Si la renuncia es una huida, el ciclo de frustración seguirá repitiéndose. A medida que avanzan los días, más y más aumenta esa capacidad frustrada de ver al mundo circundante. Si es un acto de liderazgo, se convierte en un portal hacia algo más grande. No se trata de irse de un sitio, sino de llevarse lo aprendido y usarlo como combustible para lo que viene.

No basta con irse y dejar un vacío. Hay que llevarse consigo el oro de la experiencia, no el plomo de la rabia ni del estado denso separado que te llevo a ese proceso desgastante.

La renuncia no debería ser un escape, sino una jugada maestra. No se trata de desaparecer y dejar caos, sino de avanzar con visión. Un reset estratégico no es un portazo ni una respuesta impulsiva. Es la afirmación de que se ha entendido el juego y se ha decidido jugarlo en otro nivel.

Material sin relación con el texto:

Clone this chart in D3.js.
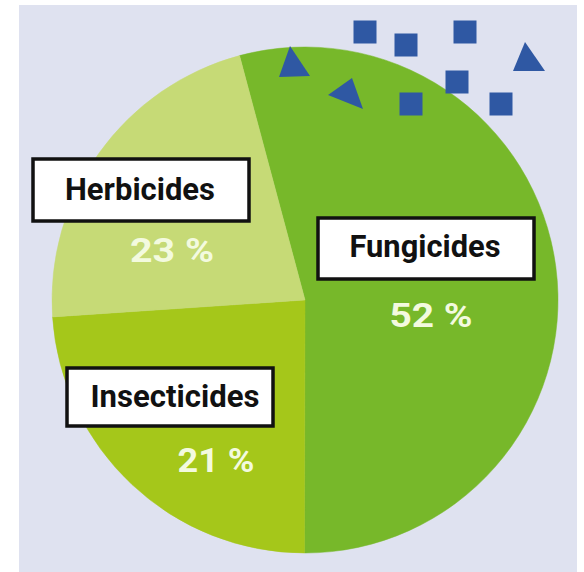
<!DOCTYPE html>
<html>
<head>
<meta charset="utf-8">
<script src="https://cdn.jsdelivr.net/npm/d3@7"></script>
<style>
  html, body { margin: 0; padding: 0; background: #ffffff; }
  svg { display: block; }
</style>
</head>
<body>
<svg id="chart" width="584" height="572"></svg>
<script>
// ---- data ----
const categories    = ["Fungicides", "Insecticides", "Herbicides"];
const percentLabels = [52, 21, 23];            // printed values
const sliceShares   = [54.2, 23.9, 21.9];      // angular shares as drawn in the picture
const sliceColors   = ["#77b82a", "#a5c71a", "#c6da76"];

// decorative markers (offsets from pie centre)
const decoSquares   = [[60, -268], [101, -255], [160, -268], [152, -218], [106, -196], [196, -196]];
const decoTriangles = [
  [[-15, -254], [-26, -223], [5, -224]],
  [[23, -205], [47, -222], [58, -191]],
  [[220, -258], [208, -229], [240, -229]]
];

// ---- layout ----
const W = 584, H = 572;
const cx = 305, cy = 300, R = 253;
const boxes = {
  Herbicides:   { x: 33,  y: 159, w: 216, h: 62, tx: 140, ty: 200, tw: 150, px: 172, py: 262, pw: 84 },
  Fungicides:   { x: 318, y: 218, w: 216, h: 61, tx: 425, ty: 257, tw: 151, px: 431, py: 327, pw: 83 },
  Insecticides: { x: 67,  y: 368, w: 206, h: 58, tx: 175, ty: 407, tw: 169, px: 216, py: 472, pw: 77 }
};

const svg = d3.select("#chart");
svg.append("rect").attr("x", 19).attr("y", 5).attr("width", 558).attr("height", 567)
  .attr("fill", "#dfe2f0");

const g = svg.append("g").attr("transform", `translate(${cx},${cy})`);

const pie = d3.pie().sort(null).startAngle(-15 * Math.PI / 180).endAngle(345 * Math.PI / 180);
const arcs = pie(sliceShares);
const arc = d3.arc().innerRadius(0).outerRadius(R);
const color = d3.scaleOrdinal().domain(categories).range(sliceColors);

g.selectAll("path.slice").data(arcs).join("path")
  .attr("class", "slice")
  .attr("d", arc)
  .attr("fill", (d, i) => color(categories[i]))
  .attr("stroke", (d, i) => color(categories[i]))
  .attr("stroke-width", 0.5);

// decorations
g.selectAll("rect.sq").data(decoSquares).join("rect")
  .attr("class", "sq")
  .attr("x", d => d[0] - 11.5).attr("y", d => d[1] - 11.5)
  .attr("width", 23).attr("height", 23)
  .attr("fill", "#2f58a3");
g.selectAll("path.tri").data(decoTriangles).join("path")
  .attr("class", "tri")
  .attr("d", d => "M" + d.map(p => p.join(",")).join("L") + "Z")
  .attr("fill", "#2f58a3");

// labels
const fontFam = "'Liberation Sans Narrow', 'Roboto', 'Liberation Sans', sans-serif";
categories.forEach((c, i) => {
  const b = boxes[c];
  svg.append("rect")
    .attr("x", b.x).attr("y", b.y).attr("width", b.w).attr("height", b.h)
    .attr("fill", "#ffffff").attr("stroke", "#111111").attr("stroke-width", 3.5);
  svg.append("text")
    .attr("x", b.tx).attr("y", b.ty)
    .attr("text-anchor", "middle")
    .attr("font-family", fontFam).attr("font-weight", "bold").attr("font-size", 32)
    .attr("textLength", b.tw).attr("lengthAdjust", "spacingAndGlyphs")
    .attr("fill", "#111111")
    .text(c);
  svg.append("text")
    .attr("x", b.px).attr("y", b.py)
    .attr("text-anchor", "middle")
    .attr("font-family", fontFam).attr("font-weight", "bold").attr("font-size", 34)
    .attr("textLength", b.pw).attr("lengthAdjust", "spacingAndGlyphs")
    .attr("fill", "#f3fadf")
    .text(percentLabels[i] + " %");
});
</script>
</body>
</html>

No se deja un trabajo. Se deja una versión limitada de uno mismo.

El que renuncia por venganza busca que otros sufran su ausencia.

El que renuncia con propósito construye algo tan grande que el pasado se vuelve irrelevante.

La renuncia es una herramienta. Puede ser un arma o una llave. La diferencia está en quién la empuña. Tómalo en cuenta.